- Exercise: Keep only the lines of the data below that contain "matplotlib", and copy them.

Records from a data source:
■ ■ ■ ■

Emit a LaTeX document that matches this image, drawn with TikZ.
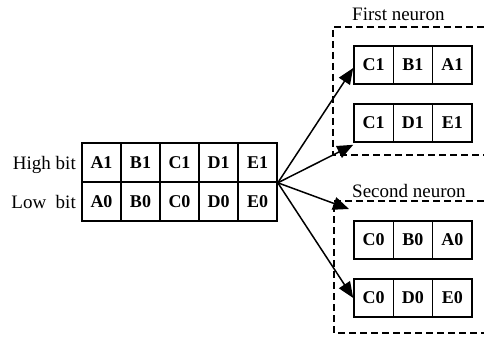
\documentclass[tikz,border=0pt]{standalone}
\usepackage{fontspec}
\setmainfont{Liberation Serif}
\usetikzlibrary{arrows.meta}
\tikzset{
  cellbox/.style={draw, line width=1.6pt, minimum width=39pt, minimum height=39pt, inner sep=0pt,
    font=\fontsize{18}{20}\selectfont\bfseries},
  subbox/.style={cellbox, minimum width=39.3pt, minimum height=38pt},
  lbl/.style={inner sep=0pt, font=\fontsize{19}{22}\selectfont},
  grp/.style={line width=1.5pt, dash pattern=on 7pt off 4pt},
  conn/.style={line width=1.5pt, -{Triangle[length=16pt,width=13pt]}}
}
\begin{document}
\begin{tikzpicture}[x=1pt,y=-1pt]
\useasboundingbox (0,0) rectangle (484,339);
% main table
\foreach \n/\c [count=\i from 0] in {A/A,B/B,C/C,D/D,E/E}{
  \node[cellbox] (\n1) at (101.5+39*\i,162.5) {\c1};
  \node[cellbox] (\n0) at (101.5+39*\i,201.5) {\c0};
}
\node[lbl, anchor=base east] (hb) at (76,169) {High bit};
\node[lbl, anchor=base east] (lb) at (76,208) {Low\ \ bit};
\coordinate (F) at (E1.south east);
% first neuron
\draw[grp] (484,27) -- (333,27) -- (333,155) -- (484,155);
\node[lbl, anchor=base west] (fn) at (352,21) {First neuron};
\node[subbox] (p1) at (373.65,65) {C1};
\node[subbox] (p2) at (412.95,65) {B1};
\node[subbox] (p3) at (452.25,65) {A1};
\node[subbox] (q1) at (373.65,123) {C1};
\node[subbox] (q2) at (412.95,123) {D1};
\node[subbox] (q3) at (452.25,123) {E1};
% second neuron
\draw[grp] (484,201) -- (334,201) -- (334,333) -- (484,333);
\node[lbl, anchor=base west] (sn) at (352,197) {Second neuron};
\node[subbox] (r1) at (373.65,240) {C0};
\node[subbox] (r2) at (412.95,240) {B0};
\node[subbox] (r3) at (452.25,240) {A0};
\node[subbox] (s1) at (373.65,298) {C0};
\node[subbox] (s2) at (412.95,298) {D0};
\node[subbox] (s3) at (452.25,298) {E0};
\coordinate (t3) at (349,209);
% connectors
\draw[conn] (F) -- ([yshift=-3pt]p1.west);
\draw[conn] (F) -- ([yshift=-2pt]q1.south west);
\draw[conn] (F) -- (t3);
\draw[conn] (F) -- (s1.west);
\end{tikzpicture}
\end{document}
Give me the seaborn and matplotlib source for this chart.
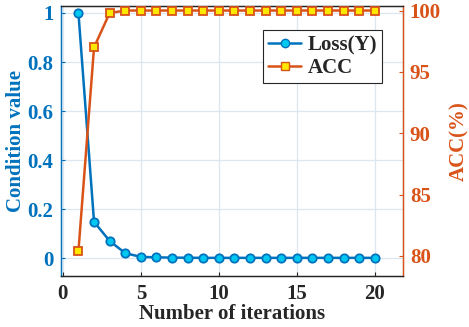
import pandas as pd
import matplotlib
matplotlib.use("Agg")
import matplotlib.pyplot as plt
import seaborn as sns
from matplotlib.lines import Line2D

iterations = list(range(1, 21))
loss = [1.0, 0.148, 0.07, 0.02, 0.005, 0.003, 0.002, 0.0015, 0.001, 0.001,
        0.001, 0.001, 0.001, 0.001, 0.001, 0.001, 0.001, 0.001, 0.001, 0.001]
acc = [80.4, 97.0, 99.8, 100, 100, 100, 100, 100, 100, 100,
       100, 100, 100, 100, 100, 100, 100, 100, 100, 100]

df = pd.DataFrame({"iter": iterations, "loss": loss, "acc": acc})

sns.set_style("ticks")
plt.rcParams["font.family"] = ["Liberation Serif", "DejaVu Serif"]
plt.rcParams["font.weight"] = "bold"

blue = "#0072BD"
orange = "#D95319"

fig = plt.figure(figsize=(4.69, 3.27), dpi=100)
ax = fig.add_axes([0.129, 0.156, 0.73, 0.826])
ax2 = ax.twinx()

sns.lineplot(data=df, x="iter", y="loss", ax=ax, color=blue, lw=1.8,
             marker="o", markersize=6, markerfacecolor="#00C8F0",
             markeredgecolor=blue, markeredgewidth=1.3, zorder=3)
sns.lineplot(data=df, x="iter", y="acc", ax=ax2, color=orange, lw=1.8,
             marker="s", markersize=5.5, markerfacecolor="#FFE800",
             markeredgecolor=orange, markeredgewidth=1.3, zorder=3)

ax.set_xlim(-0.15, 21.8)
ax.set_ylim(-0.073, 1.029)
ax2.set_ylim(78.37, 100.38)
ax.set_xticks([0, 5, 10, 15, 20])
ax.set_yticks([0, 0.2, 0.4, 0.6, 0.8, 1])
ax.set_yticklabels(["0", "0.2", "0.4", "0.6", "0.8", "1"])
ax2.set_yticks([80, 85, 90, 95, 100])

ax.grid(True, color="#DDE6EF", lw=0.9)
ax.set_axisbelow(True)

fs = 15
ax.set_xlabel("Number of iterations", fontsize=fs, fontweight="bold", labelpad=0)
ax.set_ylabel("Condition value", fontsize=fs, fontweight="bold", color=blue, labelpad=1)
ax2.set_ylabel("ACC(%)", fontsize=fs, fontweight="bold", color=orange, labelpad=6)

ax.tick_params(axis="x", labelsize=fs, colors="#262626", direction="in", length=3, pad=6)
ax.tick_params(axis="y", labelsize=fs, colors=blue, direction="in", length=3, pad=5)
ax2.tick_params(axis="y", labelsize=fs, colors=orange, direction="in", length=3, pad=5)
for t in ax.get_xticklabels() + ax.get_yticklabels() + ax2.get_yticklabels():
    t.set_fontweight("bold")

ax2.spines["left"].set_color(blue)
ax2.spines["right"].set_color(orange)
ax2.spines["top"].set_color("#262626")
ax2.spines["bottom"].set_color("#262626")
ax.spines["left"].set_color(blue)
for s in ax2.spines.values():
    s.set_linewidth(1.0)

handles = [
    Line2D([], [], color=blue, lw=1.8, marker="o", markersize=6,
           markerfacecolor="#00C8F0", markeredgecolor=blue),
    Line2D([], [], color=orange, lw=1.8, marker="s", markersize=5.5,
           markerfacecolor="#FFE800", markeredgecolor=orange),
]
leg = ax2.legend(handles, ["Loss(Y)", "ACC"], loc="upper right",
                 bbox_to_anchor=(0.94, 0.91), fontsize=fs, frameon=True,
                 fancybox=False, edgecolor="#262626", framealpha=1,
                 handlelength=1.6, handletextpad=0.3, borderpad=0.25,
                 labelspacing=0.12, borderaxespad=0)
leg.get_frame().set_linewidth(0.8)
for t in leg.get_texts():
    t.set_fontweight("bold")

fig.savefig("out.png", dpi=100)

■ ■ ■ ■

- Exercise solution:
Give me the seaborn and matplotlib source for this chart.
import matplotlib
matplotlib.use("Agg")
import matplotlib.pyplot as plt
from matplotlib.lines import Line2D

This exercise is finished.